Humans are storytellers: Theories of human evolution often resemble “anthropogenic narratives” that borrow the structure of a hero’s journey to explain essential aspects such as the origins of erect posture, the freeing of the hands, or brain enlargement. Intriguingly, such narratives have not drastically changed since Darwin. We must be aware of confirmation biases and ad hoc interpretations by researchers aiming to confer [upon] their new fossil the starring role within a preexisting narrative. Evolutionary scenarios are appealing because they provide plausible explanations based on current knowledge, but unless grounded in testable hypotheses, they are no more than “just-so stories”

Bechley says, “The press release from the American Museum of Natural History (2021) sums up the gist of this review article:”
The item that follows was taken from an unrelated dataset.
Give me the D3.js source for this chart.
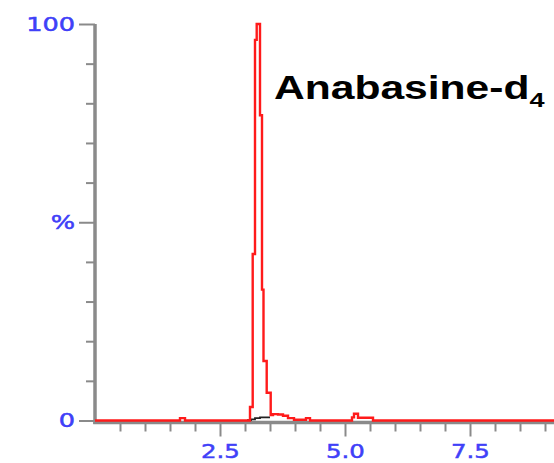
<!DOCTYPE html>
<html>
<head>
<meta charset="utf-8">
<script src="https://cdn.jsdelivr.net/npm/d3@7"></script>
<style>
  body { margin: 0; background: #fff; }
</style>
</head>
<body>
<div id="chart"></div>
<script>
// Chromatogram trace (time in min, relative intensity %)
const redTimes  = [0, 1.70, 1.80, 3.10, 3.154, 3.20, 3.234, 3.30, 3.34, 3.37, 3.434, 3.514, 3.56, 3.66, 3.76, 3.86, 3.98, 4.22, 4.30, 5.14, 5.18, 5.26, 5.56, 9.2];
const redValues = [0, 0.6, 0, 3.4, 42, 96, 100, 77, 33, 15, 7, 1.4, 1.6, 1.5, 1.2, 0.6, 0.2, 0.6, 0, 0.8, 1.7, 0.7, 0, 0];
const blackTimes  = [3.04, 3.12, 3.20, 3.30, 3.50];
const blackValues = [0.1, 0.3, 0.6, 0.8, 0.8];

const xTicks = [0.5, 1, 1.5, 2, 2.5, 3, 3.5, 4, 4.5, 5, 5.5, 6, 6.5, 7, 7.5, 8, 8.5, 9];
const xMajor = [2.5, 5, 7.5];
const yTicks = [0, 10, 20, 30, 40, 50, 60, 70, 80, 90, 100];
const yLabels = {0: "0", 50: "%", 100: "100"};
const title = "Anabasine-d";
const titleSub = "4";

const width = 554, height = 463;
const axisGray = "#8a8a8a";
const labelBlue = "#4040f8";

const x = d3.scaleLinear().domain([0, 9.2]).range([95, 555]);
const y = d3.scaleLinear().domain([0, 100]).range([420.5, 24]);

const svg = d3.select("#chart").append("svg")
    .attr("width", width)
    .attr("height", height)
    .style("background", "#fff");

// y axis
const yAxis = svg.append("g")
    .attr("transform", "translate(95,0)")
    .call(d3.axisLeft(y).tickValues(yTicks).tickSizeOuter(0).tickSize(9)
        .tickFormat(d => yLabels[d] || ""));
yAxis.select(".domain").attr("stroke", axisGray).attr("stroke-width", 3.5)
    .attr("d", `M0,${y(100)}V${y(0) + 3.5}`);
yAxis.selectAll(".tick line").attr("stroke", axisGray).attr("stroke-width", 2)
    .attr("x2", d => (d % 50 === 0 ? -16 : -9));
yAxis.selectAll(".tick text")
    .attr("x", 0)
    .attr("transform", "translate(-20,0) scale(1.28,1)")
    .attr("fill", labelBlue)
    .attr("stroke", labelBlue)
    .attr("stroke-width", 0.5)
    .style("font-family", "'DejaVu Sans', Verdana, sans-serif")
    .style("font-size", "20px");

// x axis
const xAxis = svg.append("g")
    .attr("transform", "translate(0,422.5)")
    .call(d3.axisBottom(x).tickValues(xTicks).tickSizeOuter(0).tickSize(9)
        .tickFormat(d => (xMajor.includes(d) ? d3.format(".1f")(d) : "")));
xAxis.select(".domain").attr("stroke", axisGray).attr("stroke-width", 3.5)
    .attr("d", `M${x(0) - 1.75},0H${width}`);
xAxis.selectAll(".tick line").attr("stroke", axisGray).attr("stroke-width", 2)
    .attr("y1", 1.5)
    .attr("y2", d => (xMajor.includes(d) ? 14 : 9));
xAxis.selectAll(".tick text")
    .attr("y", 0)
    .attr("dy", 0)
    .attr("transform", "translate(0,35) scale(1.22,1)")
    .attr("fill", labelBlue)
    .attr("stroke", labelBlue)
    .attr("stroke-width", 0.5)
    .style("font-family", "'DejaVu Sans', Verdana, sans-serif")
    .style("font-size", "20px");

// traces
const blackLine = d3.line()
    .x((d, i) => x(blackTimes[i]))
    .y(d => y(d))
    .curve(d3.curveStepAfter);
svg.append("path")
    .attr("d", blackLine(blackValues))
    .attr("fill", "none")
    .attr("stroke", "#222")
    .attr("stroke-width", 1.8);

const redLine = d3.line()
    .x((d, i) => x(redTimes[i]))
    .y(d => y(d))
    .curve(d3.curveStepAfter);
svg.append("path")
    .attr("d", redLine(redValues))
    .attr("fill", "none")
    .attr("stroke", "#ff1a1a")
    .attr("stroke-width", 2.4);

// compound label
const t = svg.append("g").attr("transform", "translate(274,99) scale(1.29,1)");
const tt = t.append("text")
    .attr("x", 0).attr("y", 0)
    .style("font-family", "'Liberation Sans', Arial, sans-serif")
    .style("font-weight", "bold")
    .style("font-size", "33px")
    .attr("fill", "#000");
tt.append("tspan").text(title);
tt.append("tspan").attr("dy", 8).style("font-size", "21px").text(titleSub);
</script>
</body>
</html>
Most human origins stories are not compatible with known fossils. . . .  [T]he number of species in the human family tree has exploded, but so has the level of dispute concerning early human evolution. . . .  However, many of these fossils show mosaic combinations of features that do not match expectations for ancient representatives of the modern ape and human lineages. As a consequence, there is no scientific consensus on the evolutionary role played by these fossil apes. . . .  Overall, the researchers found that most stories of human origins are not compatible with the fossils that we have today.

Bechley concludes:

That is a fair assessment indeed, which admittedly does not mean that these evolutionary speculations are all wrong or futile enterprises. However, it at least shows that those bold hardcore Darwinists, who think they can dismiss and rebuke Darwin critics and ID proponents with some grandiose claims of allegedly settled science, are not just vastly overstating their case but indeed are ignorant of the current state of the scientific debate. The question of human origins is far from being resolved, and non-mainstream options should be explored based exclusively on the available evidence, rather than being rejected due to world-view bias.